DATA SUPPLIED
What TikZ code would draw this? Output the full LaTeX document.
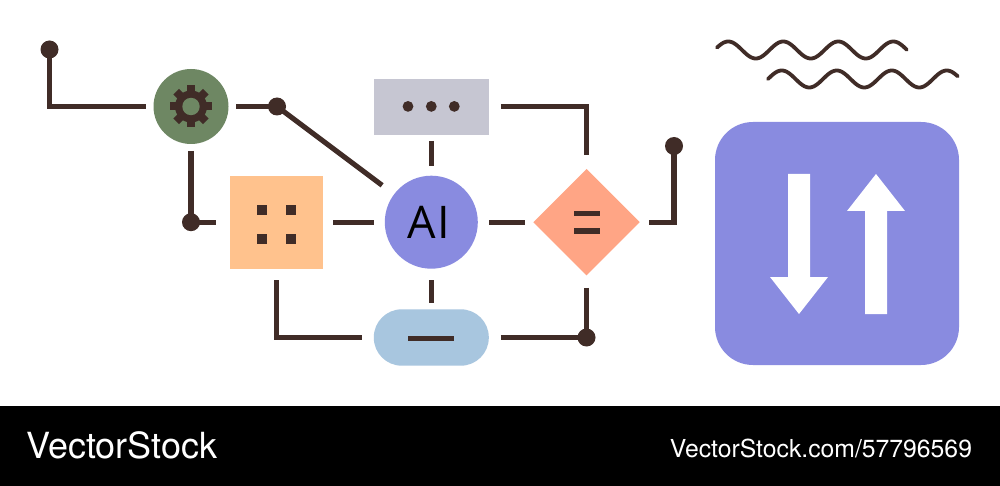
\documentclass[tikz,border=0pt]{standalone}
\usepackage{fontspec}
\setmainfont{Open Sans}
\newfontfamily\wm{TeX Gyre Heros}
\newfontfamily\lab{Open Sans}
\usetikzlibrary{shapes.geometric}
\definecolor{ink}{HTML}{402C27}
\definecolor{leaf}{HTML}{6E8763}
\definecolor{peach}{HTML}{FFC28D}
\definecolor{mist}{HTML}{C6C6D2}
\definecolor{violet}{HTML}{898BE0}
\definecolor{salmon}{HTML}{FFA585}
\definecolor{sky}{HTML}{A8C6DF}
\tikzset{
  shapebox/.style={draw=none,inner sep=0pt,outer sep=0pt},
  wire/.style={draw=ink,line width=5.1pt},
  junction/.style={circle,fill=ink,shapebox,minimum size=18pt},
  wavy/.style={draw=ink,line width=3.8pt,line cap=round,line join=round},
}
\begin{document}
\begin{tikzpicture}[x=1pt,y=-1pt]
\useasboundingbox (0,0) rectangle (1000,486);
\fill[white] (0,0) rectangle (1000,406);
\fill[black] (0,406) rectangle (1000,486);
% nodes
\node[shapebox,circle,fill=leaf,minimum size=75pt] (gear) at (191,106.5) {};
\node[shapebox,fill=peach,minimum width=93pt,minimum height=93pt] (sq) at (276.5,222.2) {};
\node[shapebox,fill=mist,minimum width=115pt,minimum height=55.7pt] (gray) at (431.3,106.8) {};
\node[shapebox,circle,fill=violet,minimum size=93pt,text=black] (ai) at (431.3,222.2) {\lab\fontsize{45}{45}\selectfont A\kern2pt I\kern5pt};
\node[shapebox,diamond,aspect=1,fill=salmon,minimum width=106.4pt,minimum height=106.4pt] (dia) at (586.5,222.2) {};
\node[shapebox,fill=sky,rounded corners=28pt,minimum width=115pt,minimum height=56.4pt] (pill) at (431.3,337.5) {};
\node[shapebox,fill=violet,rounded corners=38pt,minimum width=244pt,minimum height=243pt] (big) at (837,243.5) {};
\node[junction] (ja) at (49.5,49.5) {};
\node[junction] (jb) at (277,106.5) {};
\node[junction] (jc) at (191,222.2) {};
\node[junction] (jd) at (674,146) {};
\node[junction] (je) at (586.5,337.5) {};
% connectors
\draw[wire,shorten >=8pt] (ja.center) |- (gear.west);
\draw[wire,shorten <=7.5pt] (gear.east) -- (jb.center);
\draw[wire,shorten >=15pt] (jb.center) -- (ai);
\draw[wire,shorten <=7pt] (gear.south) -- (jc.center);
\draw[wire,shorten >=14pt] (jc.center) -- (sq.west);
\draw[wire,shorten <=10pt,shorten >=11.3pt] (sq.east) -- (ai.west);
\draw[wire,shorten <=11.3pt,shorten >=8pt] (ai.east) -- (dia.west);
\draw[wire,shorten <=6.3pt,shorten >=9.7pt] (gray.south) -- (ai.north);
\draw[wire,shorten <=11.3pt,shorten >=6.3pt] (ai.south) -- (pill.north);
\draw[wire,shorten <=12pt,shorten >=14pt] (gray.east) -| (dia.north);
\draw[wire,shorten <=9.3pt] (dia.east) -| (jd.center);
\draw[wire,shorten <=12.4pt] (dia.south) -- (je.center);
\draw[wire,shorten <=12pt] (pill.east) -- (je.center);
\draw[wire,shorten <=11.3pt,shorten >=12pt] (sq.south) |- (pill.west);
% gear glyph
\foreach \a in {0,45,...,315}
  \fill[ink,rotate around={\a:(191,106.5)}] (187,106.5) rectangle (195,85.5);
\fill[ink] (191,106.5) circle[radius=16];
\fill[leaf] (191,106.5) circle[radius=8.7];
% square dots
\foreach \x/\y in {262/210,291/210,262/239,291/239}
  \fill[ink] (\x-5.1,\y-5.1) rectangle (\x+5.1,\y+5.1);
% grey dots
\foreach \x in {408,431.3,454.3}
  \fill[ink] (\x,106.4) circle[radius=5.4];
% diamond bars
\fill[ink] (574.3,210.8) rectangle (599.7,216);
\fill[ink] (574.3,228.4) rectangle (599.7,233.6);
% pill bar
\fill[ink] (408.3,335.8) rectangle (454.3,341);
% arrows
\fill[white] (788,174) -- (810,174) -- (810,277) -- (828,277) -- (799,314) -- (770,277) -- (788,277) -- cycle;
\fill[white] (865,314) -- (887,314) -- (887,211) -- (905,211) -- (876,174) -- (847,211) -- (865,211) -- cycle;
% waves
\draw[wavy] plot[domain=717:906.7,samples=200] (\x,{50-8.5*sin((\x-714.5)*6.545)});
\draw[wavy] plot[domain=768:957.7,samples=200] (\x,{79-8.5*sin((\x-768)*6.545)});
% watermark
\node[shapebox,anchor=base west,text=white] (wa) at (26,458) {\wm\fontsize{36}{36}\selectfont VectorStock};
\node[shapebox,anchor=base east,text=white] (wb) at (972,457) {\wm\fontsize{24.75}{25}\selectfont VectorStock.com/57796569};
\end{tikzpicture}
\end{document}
* * *
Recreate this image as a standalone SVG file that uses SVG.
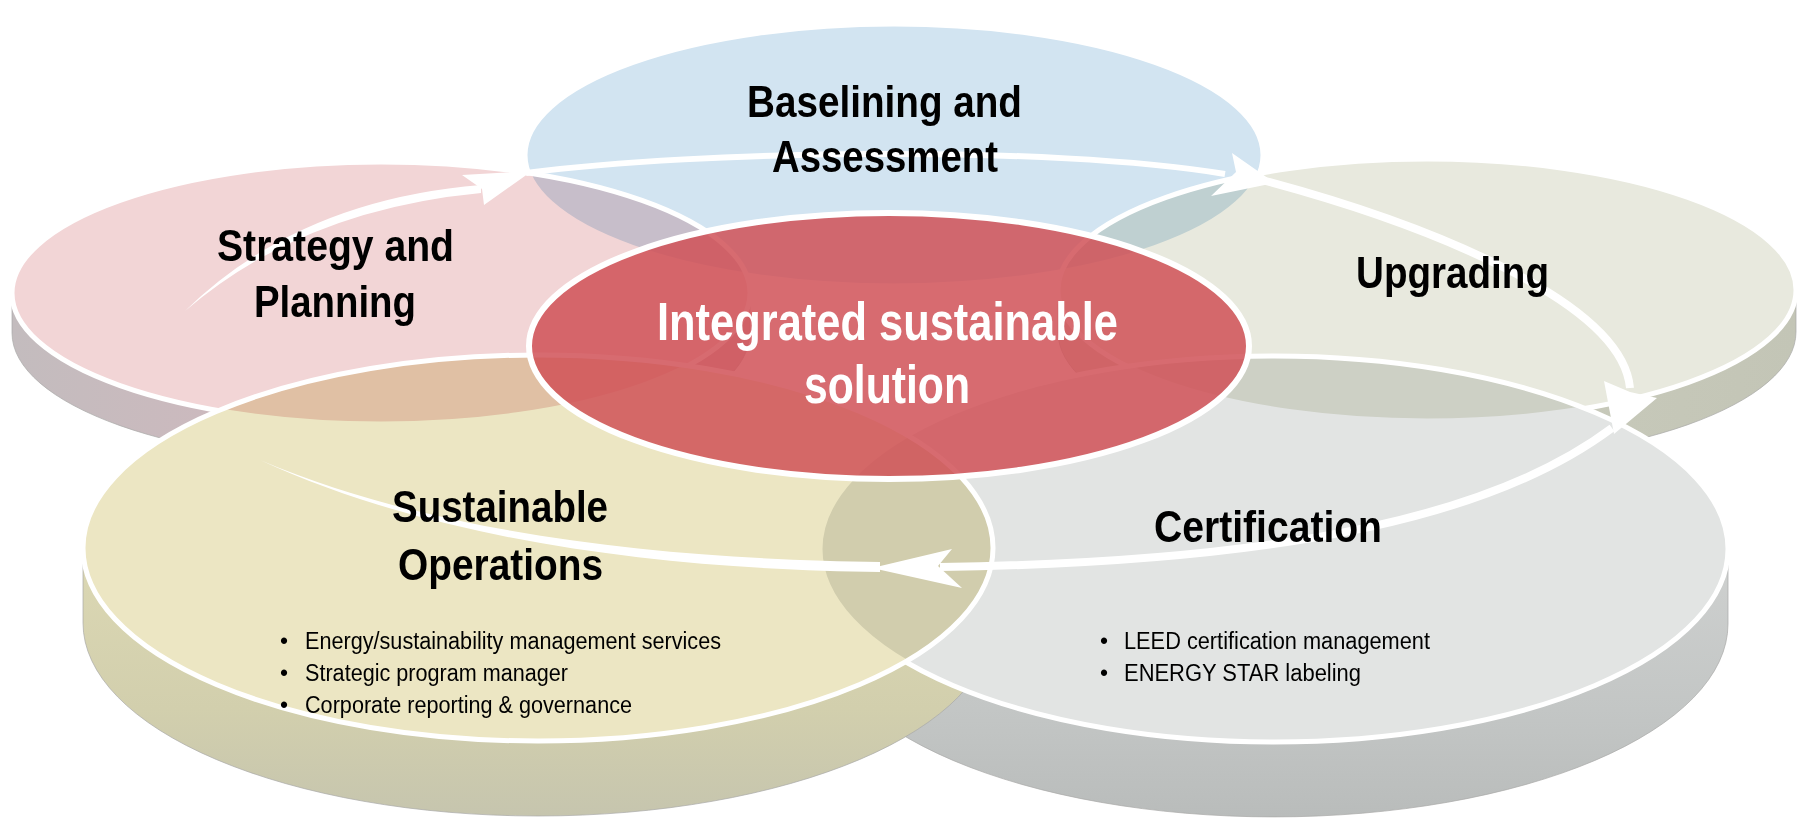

EXERCISE GOAL
Find each line holding the word "standalone" and copy it.

OUTPUT OF THE TASK
\documentclass[tikz,border=0pt]{standalone}
Recreate this image as a standalone SVG file that uses SVG.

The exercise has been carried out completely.